Here we go again…
Connecticut College canceled classes Monday to hold day-long discussions on racism and hate speech following the discovery of the words “No N***ers” written several times on the walls of a campus building. This comes a few days after a school custodian was told to “shut the f**k up you ignorant n***er”, and just weeks after a professor posted a Facebook status describing Palestinians in Gaza as “a rabid pit bull chained in a cage, regularly making mass efforts to escape.”
Deion Jordan, a sophomore and an African American, spoke about complaints of racist or biased behavior that have been made to the college administration but, he said, have never been adequately addressed.
“These are things that people of color have to deal with on a consistent basis.” Jordan said it’s not unusual for students of color to be stopped by security as they cross the bucolic, seaside campus and asked, “Do you attend this institution? … Are you a New London resident? Are you supposed to be here?”
Deborah MacDonnell, spokeswoman for the college, said the college does its best to address complaints of bias and to follow through with discipline when appropriate, but she said the complaints are often difficult to verify.
…and water is wet.
This is nothing new: hate speech is thrown at an academic institution, and the administration hopes it just goes away. When will they learn that it never does?
There is the possibility that the person who wrote the racial epithet did it because they thought it’d be funny. Of course, there is the chance that the person is truly hateful. Nevertheless, my experiences with racism are typically with the former: people who say and do things like this to get a response, not truly understanding (or caring about) the history behind it and why it triggers such a response.
We can scream “post-racial society” until we’re blue in the face, but we still have a lot of work to do in order to get there. There are countless stories of black people feeling victimized by racism, whether it’s systemic like the racial undertones of campus life or being overlooked for jobs because of race perception, or as blatant as the SAE chants at the University of Oklahoma and the noose found hanging in a tree on Duke’s campus.
Racism isn’t a conspiracy theory that will float away with time. It is a deep wound that, just like a physical one, will only get worse if you ignore it.
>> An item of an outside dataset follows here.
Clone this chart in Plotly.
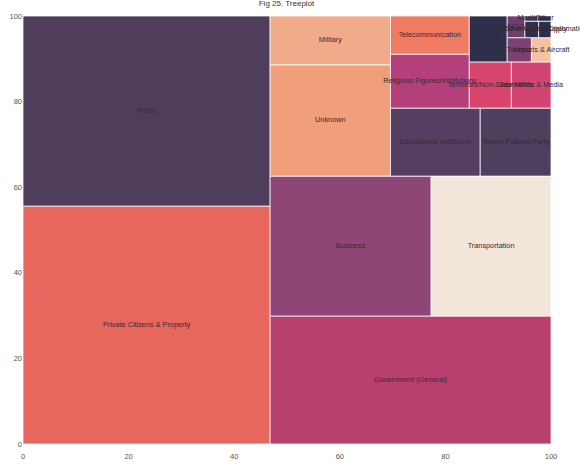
import plotly.graph_objects as go

# ---- data ----
labels = [
    "Private Citizens & Property", "Police", "Government (General)", "Business",
    "Transportation", "Unknown", "Military", "Educational Institution",
    "Violent Political Party", "Religious Figures/Institutions", "Telecommunication",
    "Terrorists/Non-State Militia", "Journalists & Media", "Utilities", "Tourists",
    "Airports & Aircraft", "NGO", "Food or Water Supply", "Government (Diplomatic)",
    "Maritime", "Other",
]
values = [2602, 2078, 1591, 997, 742, 593, 260, 270, 213, 188, 133,
          86, 81, 77, 26, 21, 17, 10, 9, 3, 3]
colors = [
    "#E7675E", "#4E3E5C", "#B8406F", "#8E4677", "#F2E5D9", "#F19E7A", "#F2AB8A",
    "#553E62", "#4F3F5E", "#B3407A", "#EF7B63", "#D8456C", "#D24573", "#2E2F4A",
    "#7C4172", "#F4C3A3", "#6E3F6E", "#2E3049", "#2C2F4B", "#4B3B5C", "#2E2F4A",
]

# ---- squarify layout (same algorithm as the squarify package) ----
def normalize_sizes(sizes, dx, dy):
    total = float(sum(sizes))
    return [s * dx * dy / total for s in sizes]

def layoutrow(sizes, x, y, dx, dy):
    covered = sum(sizes)
    width = covered / dy
    rects = []
    for s in sizes:
        rects.append((x, y, width, s / width))
        y += s / width
    return rects

def layoutcol(sizes, x, y, dx, dy):
    covered = sum(sizes)
    height = covered / dx
    rects = []
    for s in sizes:
        rects.append((x, y, s / height, height))
        x += s / height
    return rects

def layout(sizes, x, y, dx, dy):
    return layoutrow(sizes, x, y, dx, dy) if dx >= dy else layoutcol(sizes, x, y, dx, dy)

def leftover(sizes, x, y, dx, dy):
    covered = sum(sizes)
    if dx >= dy:
        width = covered / dy
        return x + width, y, dx - width, dy
    height = covered / dx
    return x, y + height, dx, dy - height

def worst_ratio(sizes, x, y, dx, dy):
    return max(max(r[2] / r[3], r[3] / r[2]) for r in layout(sizes, x, y, dx, dy))

def squarify(sizes, x, y, dx, dy):
    if len(sizes) == 0:
        return []
    if len(sizes) == 1:
        return layout(sizes, x, y, dx, dy)
    i = 1
    while i < len(sizes) and worst_ratio(sizes[:i], x, y, dx, dy) >= worst_ratio(sizes[:i + 1], x, y, dx, dy):
        i += 1
    current, remaining = sizes[:i], sizes[i:]
    lx, ly, ldx, ldy = leftover(current, x, y, dx, dy)
    return layout(current, x, y, dx, dy) + squarify(remaining, lx, ly, ldx, ldy)

W, H = 100.0, 100.0
rects = squarify(normalize_sizes(values, W, H), 0, 0, W, H)

FONT = "Liberation Sans Narrow, Liberation Sans, Arial, sans-serif"

fig = go.Figure()
for (x, y, dx, dy), lab, col in zip(rects, labels, colors):
    fig.add_trace(go.Scatter(
        x=[x, x + dx, x + dx, x, x], y=[y, y, y + dy, y + dy, y],
        mode="lines", fill="toself", fillcolor=col,
        line=dict(color="rgba(255,255,255,0.75)", width=1),
        hoverinfo="skip", showlegend=False,
    ))

fig.add_trace(go.Scatter(
    x=[r[0] + r[2] / 2 for r in rects], y=[r[1] + r[3] / 2 for r in rects],
    mode="text", text=labels, cliponaxis=False,
    textfont=dict(family=FONT, size=7.3, color="#352a35"),
    hoverinfo="skip", showlegend=False,
))

axis_font = dict(family=FONT, size=7.5, color="#555555")
fig.update_layout(
    width=580, height=464,
    margin=dict(l=23, r=29, t=16, b=20, autoexpand=False),
    paper_bgcolor="white", plot_bgcolor="white",
    title=dict(text="Fig 25. Treeplot", x=0.494, xanchor="center", y=0.999, yanchor="top",
               pad=dict(t=0, b=0),
               font=dict(family=FONT, size=8, color="#333333")),
    xaxis=dict(range=[0, 100], tickvals=[0, 20, 40, 60, 80, 100], showgrid=False, zeroline=False,
               showline=False, ticks="", tickfont=axis_font, fixedrange=True, automargin=False,
               ticklabelstandoff=6),
    yaxis=dict(range=[0, 100], tickvals=[0, 20, 40, 60, 80, 100], showgrid=False, zeroline=False,
               showline=False, ticks="", tickfont=axis_font, fixedrange=True, automargin=False),
)

fig.write_html(
    "out.html",
    config={"displayModeBar": False},
    post_script="document.body.style.margin='0px';document.body.style.overflow='hidden';",
)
Several white students talked about how the graffiti and the community’s response had raised their awareness about racism. “I am so sorry. I am sorry that it took 18 years of my life to realize that racism still exists,” said Trevor Bates, a freshman. “I have been blind to the fact that racist acts occur in communities like ours. …This needs to be people’s home, and when people feel attacked in this space or treated disrespectfully, it is no longer a home; it’s a hell.
College President Katherine Bergeron said it’s been a “difficult month” and that “these issues show without a doubt the kind of harm that can be done by language that is bigoted and hateful and what kind of harm they can have in a community. … We shouldn’t tolerate this. Connecticut College is better than that.”
I believe their sincerity… but talk is cheap.
Moral Of The Story
Change can only happen when people are truly open to understanding the history behind certain things, empathize with those who have been affected, and take steps to do their part in healing the wounds.
We can’t just act like prejudice isn’t there and hope it goes away. Despite what you may think of others who look or act different than your perception of normal, whether they’re Black, White, Latino, Asian, Gay, Straight, Christian, Muslim, Atheist, Autistic, Homeless, or other, we are all human beings deserving of love and respect.
We will never get anywhere until we understand this basic fact of life.
Updated on April 1st to add the noose-hanging incident at Duke University.